3. Consecration v. 13 - 17
A. A New Service v. 13
As David considered the lessons he had learned following his tragic affair with Bathsheba, he vowed to God that he would use his experience to cause sinners to return to the Lord. Let a person declare how God rescued him in his moment of helpless desperation, let him speak openly of how he despaired of ever finding peace with God, let him tell how Jesus found him, lifted him up, forgave his sins, gave him a new life and set his feet in a new direction. Let him share that from his heart and people will listen because there is no testimony like the simple truth of a changed life. Converted sinners make the best preachers because they know the truth of what they are saying.
B. A New Worship v. 15
David never forgot his sin or the grace that found him in the midst of his despair. His lips were shut until grace like a river came pouring down from heaven. Then he would not be silent. Truly forgiven people love to tell others what God has done for them.

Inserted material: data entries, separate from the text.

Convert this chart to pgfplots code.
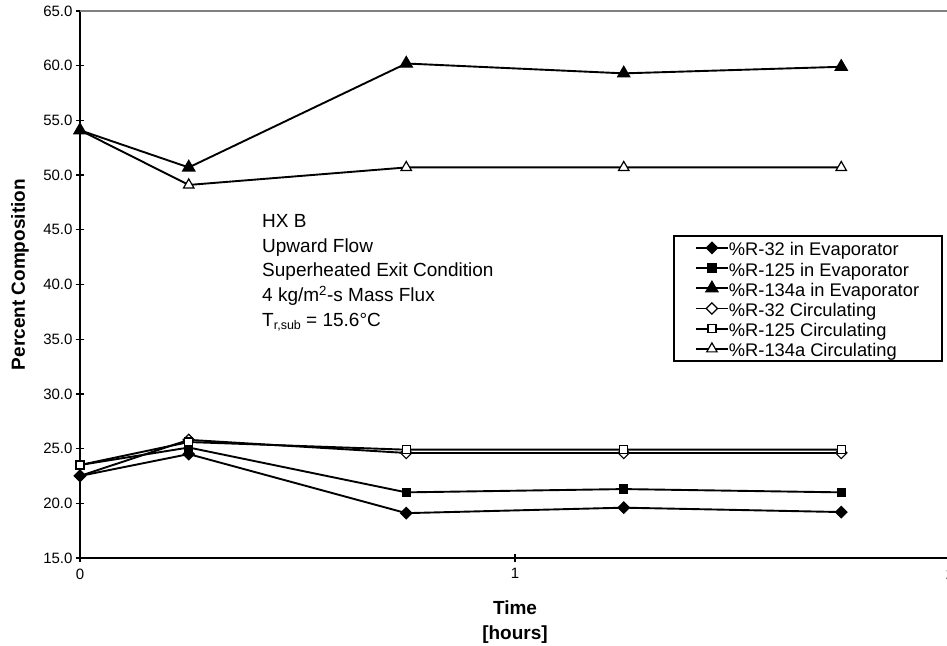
\documentclass[border=0pt]{standalone}
\usepackage{fontspec}
\setmainfont{Liberation Sans}
\usepackage{pgfplots}
\pgfplotsset{compat=1.18}
\pgfplotsset{
  sA/.style={black, line width=1.9pt, mark=square*, mark size=4pt, mark options={rotate=45, fill=black, line width=1.2pt}},
  sB/.style={black, line width=1.9pt, mark=square*, mark size=4pt, mark options={fill=black, line width=1.2pt}},
  sC/.style={black, line width=1.9pt, mark=triangle*, mark size=7pt, mark options={fill=black, line width=1.2pt}},
  sD/.style={black, line width=1.9pt, mark=square*, mark size=4pt, mark options={rotate=45, fill=white, line width=1.2pt}},
  sE/.style={black, line width=1.9pt, mark=square*, mark size=4pt, mark options={fill=white, line width=1.2pt}},
  sF/.style={black, line width=1.9pt, mark=triangle*, mark size=6pt, mark options={fill=white, line width=1.2pt}},
}
\begin{document}
\begin{tikzpicture}
\begin{axis}[
  scale only axis, width=870pt, height=547pt,
  xmin=0, xmax=2, ymin=15, ymax=65,
  axis lines=left, axis line style={-, line width=2pt, black},
  tick align=center, major tick length=8pt,
  tick style={line width=1.4pt, black},
  xtick={0,1,2}, ytick={15,20,...,65},
  /pgf/number format/assume math mode=true,
  yticklabel style={/pgf/number format/fixed, /pgf/number format/fixed zerofill,
    /pgf/number format/precision=1, font=\fontsize{15}{15}\selectfont},
  xticklabel style={font=\fontsize{15}{15}\selectfont, yshift=-3pt},
  ylabel={Percent Composition},
  ylabel style={font=\bfseries\fontsize{19}{19}\selectfont, at={(axis description cs:-0.069,0.518)}, anchor=center},
  xlabel={Time\\{}[hours]},
  xlabel style={font=\bfseries\fontsize{19}{25}\selectfont, align=center, at={(axis description cs:0.5,0)}, anchor=north, yshift=-43pt, inner sep=0pt},
  legend image code/.code={%
    \draw[overlay, mark repeat=2, mark phase=2, #1, line width=1.9pt] plot coordinates {(0pt,0pt) (16pt,0pt) (32pt,0pt)};
    \path[draw=none, fill=none] (0pt,-3pt) rectangle (32pt,3pt);},
  legend cell align=left,
  legend style={at={(0.992,0.5905)}, anchor=north east, draw=black, line width=1.8pt,
    font=\fontsize{18.3}{18.3}\selectfont, inner xsep=22pt, inner ysep=3pt, row sep=2.2pt,
    nodes={inner ysep=0pt, inner xsep=1pt, text height=17pt, text depth=1pt}},
]
\draw[line width=2pt, gray] (rel axis cs:0,1) -- (rel axis cs:1,1);
% legend (order as in the reference)
\addlegendimage{sA}\addlegendentry{\%R-32 in Evaporator}
\addlegendimage{sB}\addlegendentry{\%R-125 in Evaporator}
\addlegendimage{sC}\addlegendentry{\%R-134a in Evaporator}
\addlegendimage{sD}\addlegendentry{\%R-32 Circulating}
\addlegendimage{sE}\addlegendentry{\%R-125 Circulating}
\addlegendimage{sF}\addlegendentry{\%R-134a Circulating}
% data (drawing order chosen for overlaps)
\addplot[sD, forget plot] coordinates {
  (0,22.5) (0.25,25.8) (0.75,24.6) (1.25,24.6) (1.75,24.6)};
\addplot[sA, forget plot] coordinates {
  (0,22.5) (0.25,24.5) (0.75,19.1) (1.25,19.6) (1.75,19.2)};
\addplot[sB, forget plot] coordinates {
  (0,23.5) (0.25,25.1) (0.75,21.0) (1.25,21.3) (1.75,21.0)};
\addplot[sE, forget plot] coordinates {
  (0,23.5) (0.25,25.6) (0.75,24.9) (1.25,24.9) (1.75,24.9)};
\addplot[sF, forget plot] coordinates {
  (0,54.1) (0.25,49.1) (0.75,50.7) (1.25,50.7) (1.75,50.7)};
\addplot[sC, forget plot] coordinates {
  (0,54.1) (0.25,50.7) (0.75,60.2) (1.25,59.3) (1.75,59.9)};
\node[anchor=north west, align=left, inner sep=0pt, font=\fontsize{19}{24.8}\selectfont]
  at ([yshift=-203pt]rel axis cs:0.2092,1)
  {HX B\\Upward Flow\\Superheated Exit Condition\\4 kg/m\textsuperscript{2}-s Mass Flux\\
   T\raisebox{-0.3ex}{\fontsize{12.5}{12.5}\selectfont r,sub} = 15.6°C};
\end{axis}
\pgfresetboundingbox
\useasboundingbox (-80pt,-87pt) rectangle (867pt,558pt);
\end{tikzpicture}
\end{document}
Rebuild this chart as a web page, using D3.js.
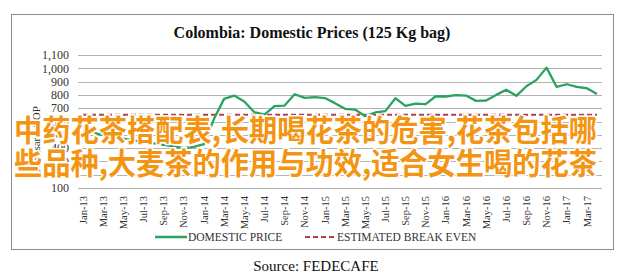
<!DOCTYPE html>
<html>
<head>
<meta charset="utf-8">
<script src="https://cdn.jsdelivr.net/npm/d3@7"></script>
<style>
  body { margin: 0; background: #fff; }
</style>
</head>
<body>
<div id="chart"></div>
<script>
// monthly domestic price, thousand COP per 125 kg bag (Jan-13 .. Apr-17)
var months = ["Jan-13","Feb-13","Mar-13","Apr-13","May-13","Jun-13","Jul-13","Aug-13","Sep-13","Oct-13","Nov-13","Dec-13",
  "Jan-14","Feb-14","Mar-14","Apr-14","May-14","Jun-14","Jul-14","Aug-14","Sep-14","Oct-14","Nov-14","Dec-14",
  "Jan-15","Feb-15","Mar-15","Apr-15","May-15","Jun-15","Jul-15","Aug-15","Sep-15","Oct-15","Nov-15","Dec-15",
  "Jan-16","Feb-16","Mar-16","Apr-16","May-16","Jun-16","Jul-16","Aug-16","Sep-16","Oct-16","Nov-16","Dec-16",
  "Jan-17","Feb-17","Mar-17","Apr-17"];
var domesticPrice = [524,516,497,490,471,458,445,435,425,412,400,410,
  430,620,770,795,750,670,652,715,720,805,778,783,
  776,738,695,690,640,668,678,775,718,735,730,790,
  788,798,795,755,758,800,838,793,865,913,1005,860,
  880,860,850,807];
var breakEven = 650;
var yTicks = [100,200,300,400,500,600,700,800,900,1000,1100];
var overlayLines = ["中药花茶搭配表,长期喝花茶的危害,花茶包括哪", "些品种,大麦茶的作用与功效,适合女生喝的花茶"];

var width = 622, height = 277;
var margin = {top: 55, right: 20, bottom: 89, left: 78};
var serif = "'Liberation Serif', 'Times New Roman', 'DejaVu Serif', serif";

var svg = d3.select("#chart").append("svg")
  .attr("width", width)
  .attr("height", height)
  .style("font-family", serif);

// outer frame
svg.append("rect")
  .attr("x", 11.5).attr("y", 14.5)
  .attr("width", 602).attr("height", 235)
  .attr("fill", "none")
  .attr("stroke", "#8c8c8c")
  .attr("stroke-width", 1);

svg.append("text")
  .text("Colombia:  Domestic Prices (125 Kg bag)")
  .attr("x", 312).attr("y", 38)
  .attr("text-anchor", "middle")
  .style("font-family", serif)
  .attr("font-weight", "bold")
  .attr("font-size", 16)
  .attr("fill", "#111");

var x = d3.scaleBand()
  .domain(months)
  .range([margin.left, width - margin.right]);

var y = d3.scaleLinear()
  .domain([100, 1100])
  .range([height - margin.bottom, margin.top]);

// gridlines
svg.append("g")
  .selectAll("line")
  .data(yTicks)
  .enter().append("line")
  .attr("x1", margin.left)
  .attr("x2", width - margin.right)
  .attr("y1", function(d) { return Math.round(y(d)) + 0.5; })
  .attr("y2", function(d) { return Math.round(y(d)) + 0.5; })
  .style("stroke", "#b4b4b4")
  .style("stroke-width", 1);

// y tick labels
svg.append("g")
  .selectAll("text")
  .data(yTicks)
  .enter().append("text")
  .attr("x", 69)
  .attr("y", function(d) { return y(d); })
  .attr("dy", "0.35em")
  .attr("text-anchor", "end")
  .style("font-family", serif)
  .attr("font-size", 12)
  .attr("fill", "#333")
  .text(d3.format(","));

svg.append("text")
  .text("Thousand COP")
  .attr("transform", "translate(40," + 140 + ") rotate(-90)")
  .attr("text-anchor", "middle")
  .style("font-family", serif)
  .attr("font-size", 11)
  .attr("fill", "#333");

// x tick labels, every other month
var xLabels = months.filter(function(d, i) { return i % 2 == 0; });
svg.append("g")
  .selectAll("text")
  .data(xLabels)
  .enter().append("text")
  .attr("transform", function(d) {
    return "translate(" + (x(d) + x.bandwidth() / 2) + "," + (height - margin.bottom + 8) + ") rotate(-90)";
  })
  .attr("dy", "0.35em")
  .attr("text-anchor", "end")
  .style("font-family", serif)
  .attr("font-size", 10.5)
  .attr("fill", "#333")
  .text(function(d) { return d; });

// break even dashed line
svg.append("line")
  .attr("x1", x(months[0]) + x.bandwidth() / 2)
  .attr("x2", x(months[months.length - 1]) + x.bandwidth() / 2)
  .attr("y1", y(breakEven))
  .attr("y2", y(breakEven))
  .style("stroke", "#b0404e")
  .style("stroke-width", 2)
  .style("stroke-dasharray", "5,3");

var line = d3.line()
  .x(function(d, i) { return x(months[i]) + x.bandwidth() / 2; })
  .y(function(d) { return y(d); });

svg.append("path")
  .datum(domesticPrice)
  .attr("d", line)
  .attr("fill", "none")
  .style("stroke", "#2ba260")
  .style("stroke-width", 2.3)
  .style("stroke-linejoin", "round");

// legend
var legend = svg.append("g").attr("transform", "translate(0,237)");
legend.append("line")
  .attr("x1", 155).attr("x2", 187).attr("y1", 0).attr("y2", 0)
  .style("stroke", "#2ba260").style("stroke-width", 2.5);
legend.append("text")
  .attr("x", 188).attr("y", 0).attr("dy", "0.35em")
  .style("font-family", serif)
  .attr("font-size", 11.5).attr("fill", "#333")
  .text("DOMESTIC PRICE");
legend.append("line")
  .attr("x1", 305).attr("x2", 336).attr("y1", 0).attr("y2", 0)
  .style("stroke", "#b0404e").style("stroke-width", 2)
  .style("stroke-dasharray", "5,3");
legend.append("text")
  .attr("x", 337).attr("y", 0).attr("dy", "0.35em")
  .style("font-family", serif)
  .attr("font-size", 11.5).attr("fill", "#333")
  .text("ESTIMATED BREAK EVEN");

svg.append("text")
  .text("Source: FEDECAFE")
  .attr("x", 316).attr("y", 271)
  .attr("text-anchor", "middle")
  .style("font-family", serif)
  .attr("font-size", 15)
  .attr("fill", "#111");

// overlay caption
svg.append("g")
  .selectAll("text")
  .data(overlayLines)
  .enter().append("text")
  .attr("x", 14)
  .attr("y", function(d, i) { return 141 + i * 33; })
  .attr("textLength", 583)
  .attr("lengthAdjust", "spacingAndGlyphs")
  .style("font-family", "'Noto Sans CJK SC', sans-serif")
  .style("font-weight", "bold")
  .style("font-size", "30px")
  .style("fill", "#f39512")
  .style("stroke", "#fff")
  .style("stroke-width", 3)
  .style("paint-order", "stroke")
  .text(function(d) { return d; });
</script>
</body>
</html>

C. A New Understanding v. 16, 17
You could go to church for a thousand Sundays in a row and it would not remove the stain of even one sin. God doesn’t want more religion. In the old days it was the blood of bulls and goats. In modern times it is church attendance and money in the offering. David knew that no bull offered on the altar could ever atone for the sins of murder and adultery. What God wants is a broken and contrite heart. That he will not turn away.
The title of my message asks a question that I now am prepared to answer. How much sin will God forgive? How far can we go in sin before God will not forgive us? The answer is, no one knows because no one has ever gone that far. No one need ever despair. No matter how wicked you have been in the past, if you turn to the Lord, he will abundantly pardon you.
If God forgave David, he will certainly forgive you. If a murdering adulterer could find grace, there is hope for you and me. How much sin will God forgive? All of it! No sin is beyond God’s grace if we turn to him with a broken and contrite heart. Forgiveness is always possible but only for those who deal deeply and honestly with their own sin.
The question comes down to this. Do you even want to be forgiven? You can harden your heart to the point that you no longer care if you are forgiven. For such people, there is nothing left but the fearful judgment of God. But if you have the slightest desire to be forgiven, if in your heart you want a new beginning, your sins can be forgiven.
It’s not about you. It’s not about your sins. It’s all about God. It’s all about grace.